== Given information

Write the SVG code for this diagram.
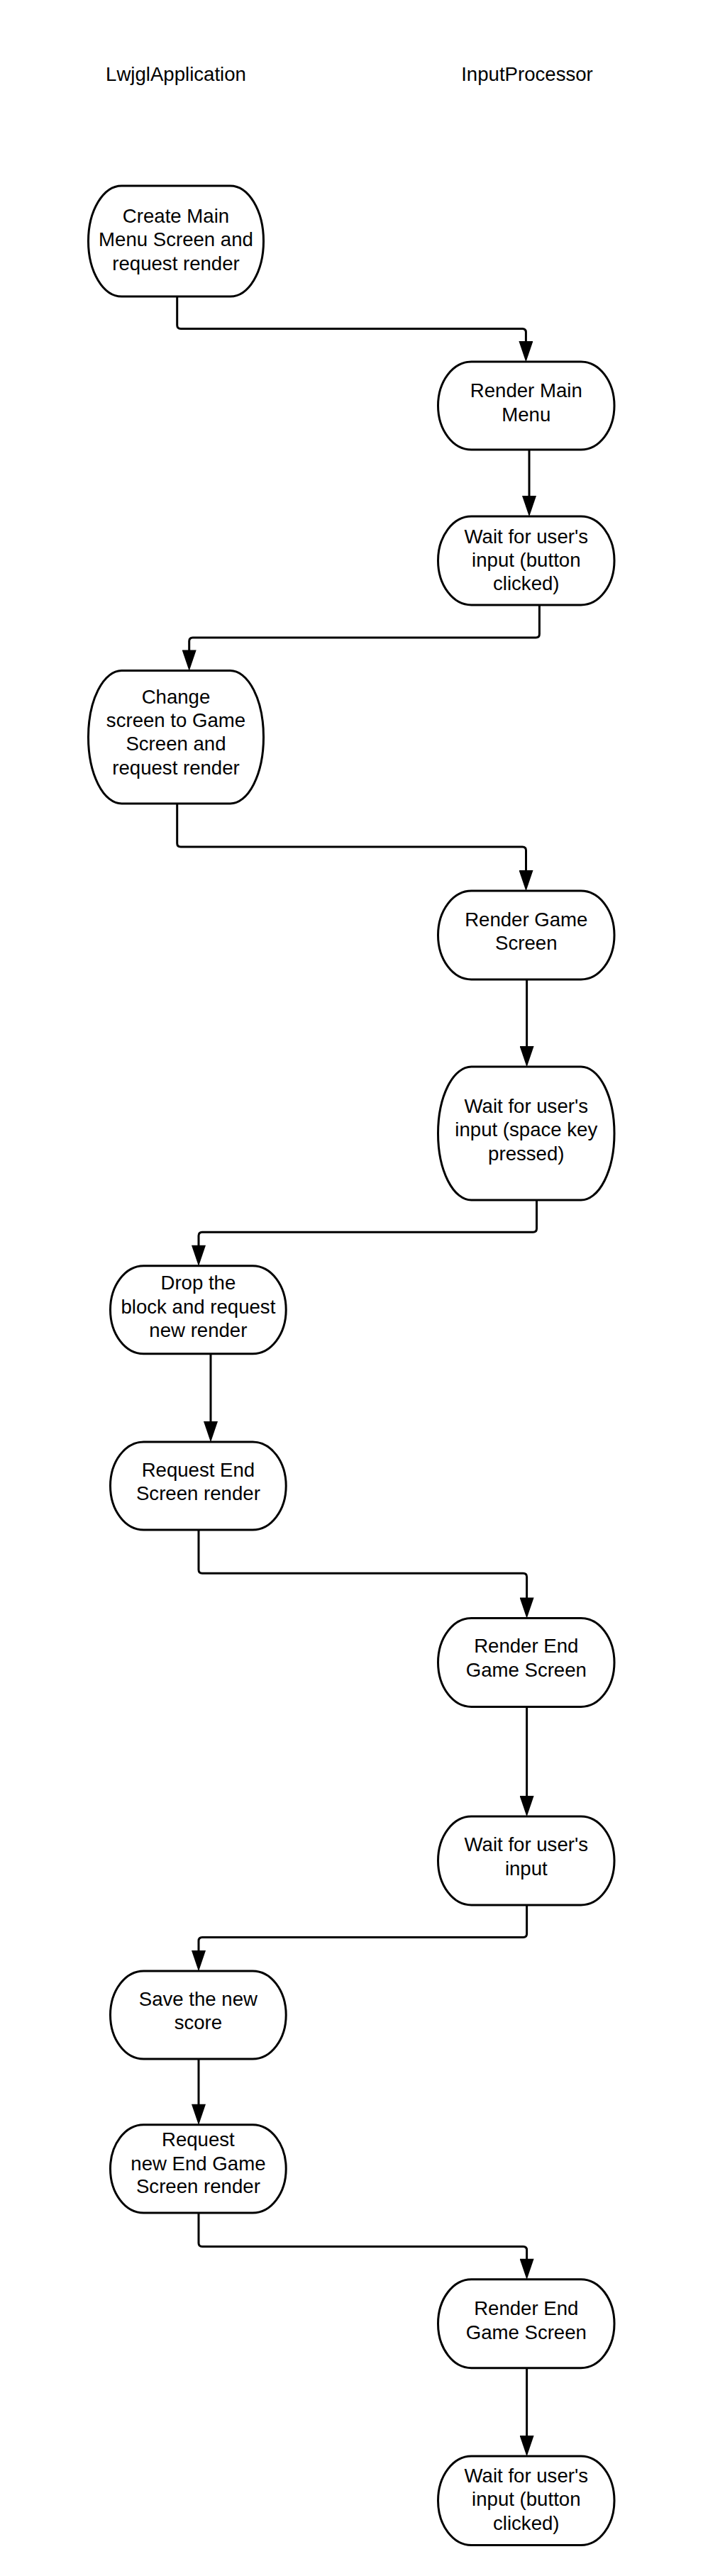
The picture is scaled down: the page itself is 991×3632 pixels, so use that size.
<svg xmlns="http://www.w3.org/2000/svg" width="991" height="3632" viewBox="0 0 991 3632">
<style>
.n{fill:#fff;stroke:#000;stroke-width:3}
.t{font-family:"Liberation Sans",Arial,sans-serif;font-size:27.6px;fill:#000;text-anchor:middle}
.c{fill:none;stroke:#000;stroke-width:3;marker-end:url(#ah)}
</style>
<defs>
<marker id="ah" markerUnits="userSpaceOnUse" markerWidth="30" markerHeight="20" viewBox="0 0 28 19" refX="18" refY="9.5" orient="auto">
<path d="M0,0 L28,9.5 L0,19 Z" fill="#000"/>
</marker>
</defs>
<rect width="991" height="3632" fill="#fff"/>
<g id="headers">
<text class="t" x="248" y="114">LwjglApplication</text>
<text class="t" x="743" y="114">InputProcessor</text>
</g>
<g id="connectors">
<path class="c" d="M249.7,418 V458.5 Q249.7,463.5 254.7,463.5 H736.4 Q741.4,463.5 741.4,468.5 V500"/>
<path class="c" d="M746,634 V718"/>
<path class="c" d="M760.4,853 V894 Q760.4,899 755.4,899 H271.7 Q266.7,899 266.7,904 V935.5"/>
<path class="c" d="M249.7,1133 V1189 Q249.7,1194 254.7,1194 H736.5 Q741.5,1194 741.5,1199 V1246"/>
<path class="c" d="M742.6,1381 V1494"/>
<path class="c" d="M756.5,1692 V1732.3 Q756.5,1737.3 751.5,1737.3 H285 Q280,1737.3 280,1742.3 V1774.7"/>
<path class="c" d="M297,1908.6 V2023"/>
<path class="c" d="M280,2157 V2213.3 Q280,2218.3 285,2218.3 H737.6 Q742.6,2218.3 742.6,2223.3 V2271.5"/>
<path class="c" d="M742.6,2406 V2551"/>
<path class="c" d="M742.6,2686 V2726.5 Q742.6,2731.5 737.6,2731.5 H285 Q280,2731.5 280,2736.5 V2769"/>
<path class="c" d="M280,2903 V2985.7"/>
<path class="c" d="M280,3120 V3162.6 Q280,3167.6 285,3167.6 H737.6 Q742.6,3167.6 742.6,3172.6 V3203.7"/>
<path class="c" d="M742.6,3338.7 V3453"/>
</g>
<g id="n1">
<rect class="n" x="124.5" y="262" width="247" height="156" rx="47" ry="78"/>
<text class="t" x="248" y="313.8">Create Main</text>
<text class="t" x="248" y="347.4">Menu Screen and</text>
<text class="t" x="248" y="380.5">request render</text>
</g>
<g id="n2">
<rect class="n" x="617.5" y="510" width="248.5" height="124" rx="47" ry="62"/>
<text class="t" x="741.8" y="560.4">Render Main</text>
<text class="t" x="741.8" y="593.6">Menu</text>
</g>
<g id="n3">
<rect class="n" x="617.5" y="728" width="248.5" height="125" rx="47" ry="62.5"/>
<text class="t" x="741.8" y="766">Wait for user's</text>
<text class="t" x="741.8" y="799">input (button</text>
<text class="t" x="741.8" y="832.4">clicked)</text>
</g>
<g id="n4">
<rect class="n" x="124.5" y="945.5" width="247" height="187.5" rx="47" ry="93.7"/>
<text class="t" x="248" y="992">Change</text>
<text class="t" x="248" y="1025">screen to Game</text>
<text class="t" x="248" y="1058">Screen and</text>
<text class="t" x="248" y="1091.5">request render</text>
</g>
<g id="n5">
<rect class="n" x="617.5" y="1256" width="248.5" height="125" rx="47" ry="62.5"/>
<text class="t" x="741.8" y="1305.6">Render Game</text>
<text class="t" x="741.8" y="1339">Screen</text>
</g>
<g id="n6">
<rect class="n" x="617.5" y="1504" width="248.5" height="188" rx="47" ry="94"/>
<text class="t" x="741.8" y="1568.6">Wait for user's</text>
<text class="t" x="741.8" y="1602">input (space key</text>
<text class="t" x="741.8" y="1635.6">pressed)</text>
</g>
<g id="n7">
<rect class="n" x="155.5" y="1784.7" width="247.7" height="124" rx="47" ry="62"/>
<text class="t" x="279.4" y="1818">Drop the</text>
<text class="t" x="279.4" y="1851.7">block and request</text>
<text class="t" x="279.4" y="1885">new render</text>
</g>
<g id="n8">
<rect class="n" x="155.5" y="2033" width="247.7" height="124" rx="47" ry="62"/>
<text class="t" x="279.4" y="2082.4">Request End</text>
<text class="t" x="279.4" y="2115.3">Screen render</text>
</g>
<g id="n9">
<rect class="n" x="617.5" y="2281.5" width="248.5" height="125" rx="47" ry="62.5"/>
<text class="t" x="741.8" y="2330">Render End</text>
<text class="t" x="741.8" y="2363.7">Game Screen</text>
</g>
<g id="n10">
<rect class="n" x="617.5" y="2561" width="248.5" height="125" rx="47" ry="62.5"/>
<text class="t" x="741.8" y="2610">Wait for user's</text>
<text class="t" x="741.8" y="2643.7">input</text>
</g>
<g id="n11">
<rect class="n" x="155.5" y="2779" width="247.7" height="124" rx="47" ry="62"/>
<text class="t" x="279.4" y="2828">Save the new</text>
<text class="t" x="279.4" y="2861">score</text>
</g>
<g id="n12">
<rect class="n" x="155.5" y="2995.7" width="247.7" height="124.3" rx="47" ry="62"/>
<text class="t" x="279.4" y="3026">Request</text>
<text class="t" x="279.4" y="3059.5">new End Game</text>
<text class="t" x="279.4" y="3092.4">Screen render</text>
</g>
<g id="n13">
<rect class="n" x="617.5" y="3213.7" width="248.5" height="125" rx="47" ry="62.5"/>
<text class="t" x="741.8" y="3264">Render End</text>
<text class="t" x="741.8" y="3297.5">Game Screen</text>
</g>
<g id="n14">
<rect class="n" x="617.5" y="3463" width="248.5" height="125.5" rx="47" ry="62.7"/>
<text class="t" x="741.8" y="3500">Wait for user's</text>
<text class="t" x="741.8" y="3533">input (button</text>
<text class="t" x="741.8" y="3567">clicked)</text>
</g>
</svg>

====

Given request → Copy the data exactly. Any picture it contains is to be omitted.

Complete answer →
Write the SVG code for this diagram.
The picture is scaled down: the page itself is 991×3632 pixels, so use that size.
<svg xmlns="http://www.w3.org/2000/svg" width="991" height="3632" viewBox="0 0 991 3632">
<style>
.n{fill:#fff;stroke:#000;stroke-width:3}
.t{font-family:"Liberation Sans",Arial,sans-serif;font-size:27.6px;fill:#000;text-anchor:middle}
.c{fill:none;stroke:#000;stroke-width:3;marker-end:url(#ah)}
</style>
<defs>
<marker id="ah" markerUnits="userSpaceOnUse" markerWidth="30" markerHeight="20" viewBox="0 0 28 19" refX="18" refY="9.5" orient="auto">
<path d="M0,0 L28,9.5 L0,19 Z" fill="#000"/>
</marker>
</defs>
<rect width="991" height="3632" fill="#fff"/>
<g id="headers">
<text class="t" x="248" y="114">LwjglApplication</text>
<text class="t" x="743" y="114">InputProcessor</text>
</g>
<g id="connectors">
<path class="c" d="M249.7,418 V458.5 Q249.7,463.5 254.7,463.5 H736.4 Q741.4,463.5 741.4,468.5 V500"/>
<path class="c" d="M746,634 V718"/>
<path class="c" d="M760.4,853 V894 Q760.4,899 755.4,899 H271.7 Q266.7,899 266.7,904 V935.5"/>
<path class="c" d="M249.7,1133 V1189 Q249.7,1194 254.7,1194 H736.5 Q741.5,1194 741.5,1199 V1246"/>
<path class="c" d="M742.6,1381 V1494"/>
<path class="c" d="M756.5,1692 V1732.3 Q756.5,1737.3 751.5,1737.3 H285 Q280,1737.3 280,1742.3 V1774.7"/>
<path class="c" d="M297,1908.6 V2023"/>
<path class="c" d="M280,2157 V2213.3 Q280,2218.3 285,2218.3 H737.6 Q742.6,2218.3 742.6,2223.3 V2271.5"/>
<path class="c" d="M742.6,2406 V2551"/>
<path class="c" d="M742.6,2686 V2726.5 Q742.6,2731.5 737.6,2731.5 H285 Q280,2731.5 280,2736.5 V2769"/>
<path class="c" d="M280,2903 V2985.7"/>
<path class="c" d="M280,3120 V3162.6 Q280,3167.6 285,3167.6 H737.6 Q742.6,3167.6 742.6,3172.6 V3203.7"/>
<path class="c" d="M742.6,3338.7 V3453"/>
</g>
<g id="n1">
<rect class="n" x="124.5" y="262" width="247" height="156" rx="47" ry="78"/>
<text class="t" x="248" y="313.8">Create Main</text>
<text class="t" x="248" y="347.4">Menu Screen and</text>
<text class="t" x="248" y="380.5">request render</text>
</g>
<g id="n2">
<rect class="n" x="617.5" y="510" width="248.5" height="124" rx="47" ry="62"/>
<text class="t" x="741.8" y="560.4">Render Main</text>
<text class="t" x="741.8" y="593.6">Menu</text>
</g>
<g id="n3">
<rect class="n" x="617.5" y="728" width="248.5" height="125" rx="47" ry="62.5"/>
<text class="t" x="741.8" y="766">Wait for user's</text>
<text class="t" x="741.8" y="799">input (button</text>
<text class="t" x="741.8" y="832.4">clicked)</text>
</g>
<g id="n4">
<rect class="n" x="124.5" y="945.5" width="247" height="187.5" rx="47" ry="93.7"/>
<text class="t" x="248" y="992">Change</text>
<text class="t" x="248" y="1025">screen to Game</text>
<text class="t" x="248" y="1058">Screen and</text>
<text class="t" x="248" y="1091.5">request render</text>
</g>
<g id="n5">
<rect class="n" x="617.5" y="1256" width="248.5" height="125" rx="47" ry="62.5"/>
<text class="t" x="741.8" y="1305.6">Render Game</text>
<text class="t" x="741.8" y="1339">Screen</text>
</g>
<g id="n6">
<rect class="n" x="617.5" y="1504" width="248.5" height="188" rx="47" ry="94"/>
<text class="t" x="741.8" y="1568.6">Wait for user's</text>
<text class="t" x="741.8" y="1602">input (space key</text>
<text class="t" x="741.8" y="1635.6">pressed)</text>
</g>
<g id="n7">
<rect class="n" x="155.5" y="1784.7" width="247.7" height="124" rx="47" ry="62"/>
<text class="t" x="279.4" y="1818">Drop the</text>
<text class="t" x="279.4" y="1851.7">block and request</text>
<text class="t" x="279.4" y="1885">new render</text>
</g>
<g id="n8">
<rect class="n" x="155.5" y="2033" width="247.7" height="124" rx="47" ry="62"/>
<text class="t" x="279.4" y="2082.4">Request End</text>
<text class="t" x="279.4" y="2115.3">Screen render</text>
</g>
<g id="n9">
<rect class="n" x="617.5" y="2281.5" width="248.5" height="125" rx="47" ry="62.5"/>
<text class="t" x="741.8" y="2330">Render End</text>
<text class="t" x="741.8" y="2363.7">Game Screen</text>
</g>
<g id="n10">
<rect class="n" x="617.5" y="2561" width="248.5" height="125" rx="47" ry="62.5"/>
<text class="t" x="741.8" y="2610">Wait for user's</text>
<text class="t" x="741.8" y="2643.7">input</text>
</g>
<g id="n11">
<rect class="n" x="155.5" y="2779" width="247.7" height="124" rx="47" ry="62"/>
<text class="t" x="279.4" y="2828">Save the new</text>
<text class="t" x="279.4" y="2861">score</text>
</g>
<g id="n12">
<rect class="n" x="155.5" y="2995.7" width="247.7" height="124.3" rx="47" ry="62"/>
<text class="t" x="279.4" y="3026">Request</text>
<text class="t" x="279.4" y="3059.5">new End Game</text>
<text class="t" x="279.4" y="3092.4">Screen render</text>
</g>
<g id="n13">
<rect class="n" x="617.5" y="3213.7" width="248.5" height="125" rx="47" ry="62.5"/>
<text class="t" x="741.8" y="3264">Render End</text>
<text class="t" x="741.8" y="3297.5">Game Screen</text>
</g>
<g id="n14">
<rect class="n" x="617.5" y="3463" width="248.5" height="125.5" rx="47" ry="62.7"/>
<text class="t" x="741.8" y="3500">Wait for user's</text>
<text class="t" x="741.8" y="3533">input (button</text>
<text class="t" x="741.8" y="3567">clicked)</text>
</g>
</svg>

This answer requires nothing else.